For accepting amounts of money as Loans or Advances or Deposits, which ARE Deposits, procedure has to be followed under Companies Act 2013.

LOAN FROM DIRECTORS

Amounts received from directors are loans and not deposits if the directors give the amount out of his own sources and not borrowed funds and give a certificate to that effect to the company. In such a case a company may accept loans from directors without interest too.

However, if the director gives the money out of borrowed funds, it would be deposit and provisions of section 76 read with Companies (Acceptance of Deposit) Rules 2014 would be applicable and only eligible companies can take such a deposit within the specified limits. An Eligible Company is a Public Company which has either minimum Net-Worth of Rs. 100 crores or Turnover of Rs. 50 Crores. A private company cannot accept such loan from the director.

In such a case if the director is a shareholder also then, section 73 (2) read with Companies (Acceptance of Deposit) Rules 2014 would be applicable and it would be treated as deposit from shareholder.

LOAN FROM FRIENDS AND RELATIVES OF DIRECTORS

Amounts received from relatives of directors prior to 1st April 2014 by a private company are not deposits, but Loans. A public company could not have received any loans from relatives of directors under 1956 Act.

Amounts received from relatives of directors with effect from 1st April 2014 are deposits even for a private company and if received would be in contravention of the Companies Act 2013.

However, such restriction would not be applicable to private company with effect from 15th September 2015 provided if the relative of directors give the amount out of his own sources and not borrowed funds and give a certificate to that effect to the company.

Loan from friends were neither allowed in 1956 Act nor in 2013 Act. A company cannot accept loans from friends of the directors.

LOAN TO DIRECTORS (SECTION 185)

A company cannot directly or indirectly give any loan or any loan represented by a book debt to the following:

1. Director
2. Partner of its director
3. Relative of its director
4. Director of its holding company or his partner or relative
5. Any firm in which its director is a partner
6. Any firm in which relative of its director is a partner
7. Any Private Company in which its director is a director
8. Any Private Company in which its director is a member
9. Any company in which its director individually or along with one or more of its directors exercises or controls not less than 25% of its voting rights; or
10. Any company whose Board of Directors, MD or Manager is accustomed to act in accordance with the directions or instructions of the Board, or any director or directors of the lending company.

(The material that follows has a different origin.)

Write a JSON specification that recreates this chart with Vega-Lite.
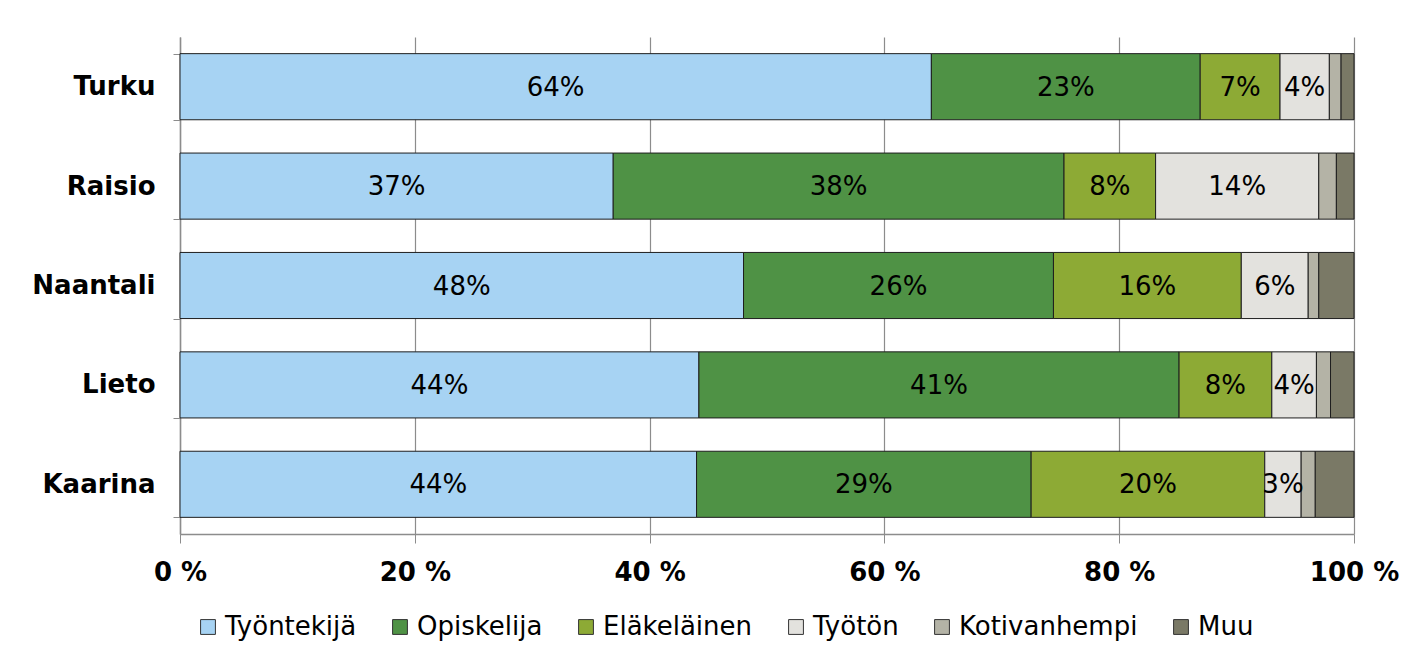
{
  "$schema": "https://vega.github.io/schema/vega-lite/v6.json",
  "autosize": "none",
  "width": 1174,
  "height": 497,
  "padding": {"left": 180, "top": 37, "right": 73, "bottom": 125},
  "background": "white",
  "config": {
    "font": "DejaVu Sans",
    "view": {"stroke": null}
  },
  "data": {
    "values": [
      {"city": "Turku", "category": "Työntekijä", "value": 64.0},
      {"city": "Turku", "category": "Opiskelija", "value": 22.9},
      {"city": "Turku", "category": "Eläkeläinen", "value": 6.8},
      {"city": "Turku", "category": "Työtön", "value": 4.2},
      {"city": "Turku", "category": "Kotivanhempi", "value": 1.0},
      {"city": "Turku", "category": "Muu", "value": 1.1},
      {"city": "Raisio", "category": "Työntekijä", "value": 36.9},
      {"city": "Raisio", "category": "Opiskelija", "value": 38.4},
      {"city": "Raisio", "category": "Eläkeläinen", "value": 7.8},
      {"city": "Raisio", "category": "Työtön", "value": 13.9},
      {"city": "Raisio", "category": "Kotivanhempi", "value": 1.5},
      {"city": "Raisio", "category": "Muu", "value": 1.5},
      {"city": "Naantali", "category": "Työntekijä", "value": 48.0},
      {"city": "Naantali", "category": "Opiskelija", "value": 26.4},
      {"city": "Naantali", "category": "Eläkeläinen", "value": 16.0},
      {"city": "Naantali", "category": "Työtön", "value": 5.7},
      {"city": "Naantali", "category": "Kotivanhempi", "value": 0.9},
      {"city": "Naantali", "category": "Muu", "value": 3.0},
      {"city": "Lieto", "category": "Työntekijä", "value": 44.2},
      {"city": "Lieto", "category": "Opiskelija", "value": 40.9},
      {"city": "Lieto", "category": "Eläkeläinen", "value": 7.9},
      {"city": "Lieto", "category": "Työtön", "value": 3.8},
      {"city": "Lieto", "category": "Kotivanhempi", "value": 1.2},
      {"city": "Lieto", "category": "Muu", "value": 2.0},
      {"city": "Kaarina", "category": "Työntekijä", "value": 44.0},
      {"city": "Kaarina", "category": "Opiskelija", "value": 28.5},
      {"city": "Kaarina", "category": "Eläkeläinen", "value": 19.9},
      {"city": "Kaarina", "category": "Työtön", "value": 3.1},
      {"city": "Kaarina", "category": "Kotivanhempi", "value": 1.2},
      {"city": "Kaarina", "category": "Muu", "value": 3.3}
    ]
  },
  "transform": [
    {"calculate": "indexof(['Työntekijä','Opiskelija','Eläkeläinen','Työtön','Kotivanhempi','Muu'], datum.category)", "as": "ord"},
    {"calculate": "format(datum.value, '.0f') + '%'", "as": "label"}
  ],
  "encoding": {
    "y": {
      "field": "city",
      "type": "nominal",
      "sort": null,
      "scale": {"paddingInner": 0.335, "paddingOuter": 0.1675},
      "axis": {
        "title": null,
        "tickBand": "extent",
        "labelFont": "DejaVu Sans",
        "labelFontSize": 26,
        "labelFontWeight": "bold",
        "labelColor": "#000000",
        "labelPadding": 18,
        "tickSize": 7,
        "tickColor": "#8c8c8c",
        "domainColor": "#8c8c8c",
        "domainWidth": 1.5,
        "grid": false
      }
    },
    "order": {"field": "ord", "type": "quantitative"}
  },
  "layer": [
    {
      "mark": {"type": "bar", "stroke": "#1e1e1e", "strokeWidth": 1},
      "encoding": {
        "x": {
          "field": "value",
          "type": "quantitative",
          "stack": "zero",
          "scale": {"domain": [0, 100], "nice": false},
          "axis": {
            "title": null,
            "values": [0, 20, 40, 60, 80, 100],
            "labelExpr": "datum.value + ' %'",
            "labelFlush": false,
            "labelFont": "DejaVu Sans",
            "labelFontSize": 26,
            "labelFontWeight": "bold",
            "labelColor": "#000000",
            "labelPadding": 16,
            "tickSize": 9,
            "tickColor": "#8c8c8c",
            "domainColor": "#8c8c8c",
            "domainWidth": 1.5,
            "grid": true,
            "gridColor": "#8c8c8c",
            "gridWidth": 1.2
          }
        },
        "color": {
          "field": "category",
          "type": "nominal",
          "scale": {
            "domain": ["Työntekijä", "Opiskelija", "Eläkeläinen", "Työtön", "Kotivanhempi", "Muu"],
            "range": ["#A7D3F3", "#4F9245", "#8DAA35", "#E3E2DE", "#B4B3A6", "#7A7966"]
          },
          "legend": {
            "title": null,
            "orient": "none",
            "direction": "horizontal",
            "legendX": 15,
            "legendY": 577,
            "labelFont": "DejaVu Sans",
            "labelFontSize": 26,
            "labelColor": "#000000",
            "labelOffset": 4,
            "labelLimit": 400,
            "symbolType": "square",
            "symbolSize": 220,
            "symbolStrokeColor": "#333333",
            "symbolStrokeWidth": 1,
            "columnPadding": 30
          }
        }
      }
    },
    {
      "transform": [{"filter": "datum.ord < 4"}],
      "mark": {"type": "text", "fontSize": 26, "color": "#000000", "align": "center", "baseline": "middle", "dy": 1},
      "encoding": {
        "x": {"field": "value", "type": "quantitative", "stack": "zero", "bandPosition": 0.5},
        "text": {"field": "label", "type": "nominal"}
      }
    }
  ]
}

However, such restriction would not be applicable to a specified private company with effect from 5th June 2015, which is discussed below.

RELAXATION GIVEN TO SPECIFIED PRIVATE CO. U/S 185 W.E.F. 5TH JUNE 2015

A Private Company which satisfies the following conditions w.e.f. 5th June 2015 would not invite restrictions contained in section 185:

  • In its capital no other body corporate has invested any money, i.e., its shareholder does not include any body corporate;
  •  If the borrowings of the lending company from banks or financial institutions or anybody corporate is less than twice its paid up capital or Rs. 50 crores, whichever is lower; and
  • Such a company is not in default in repayment of such borrowings subsisting at the time of making transactions under this section.

In such a case the private company can give loan to anyone without any restriction of section 185.

RESTRICTIONS ON GIVING LOANS u/s 185

  • Prior to 5th June, 2015:                                      2. 5th June onwards

Any Company (Whether Public or Private)      Specified Private Company           Other Companies
    
                Restriction Apply                             No Restriction                              Restriction Apply  

PENALTY FOR DEFAULT u/s 185

In contravention of section 185 – the company shall be punishable with fine ranging between Rs.5, 00,000/- to Rs.25, 00,000/-. Also the concerned director shall be punishable with imprisonment for six months or fine ranging between Rs.5,00,000/- to Rs.25,00,000/- or with both.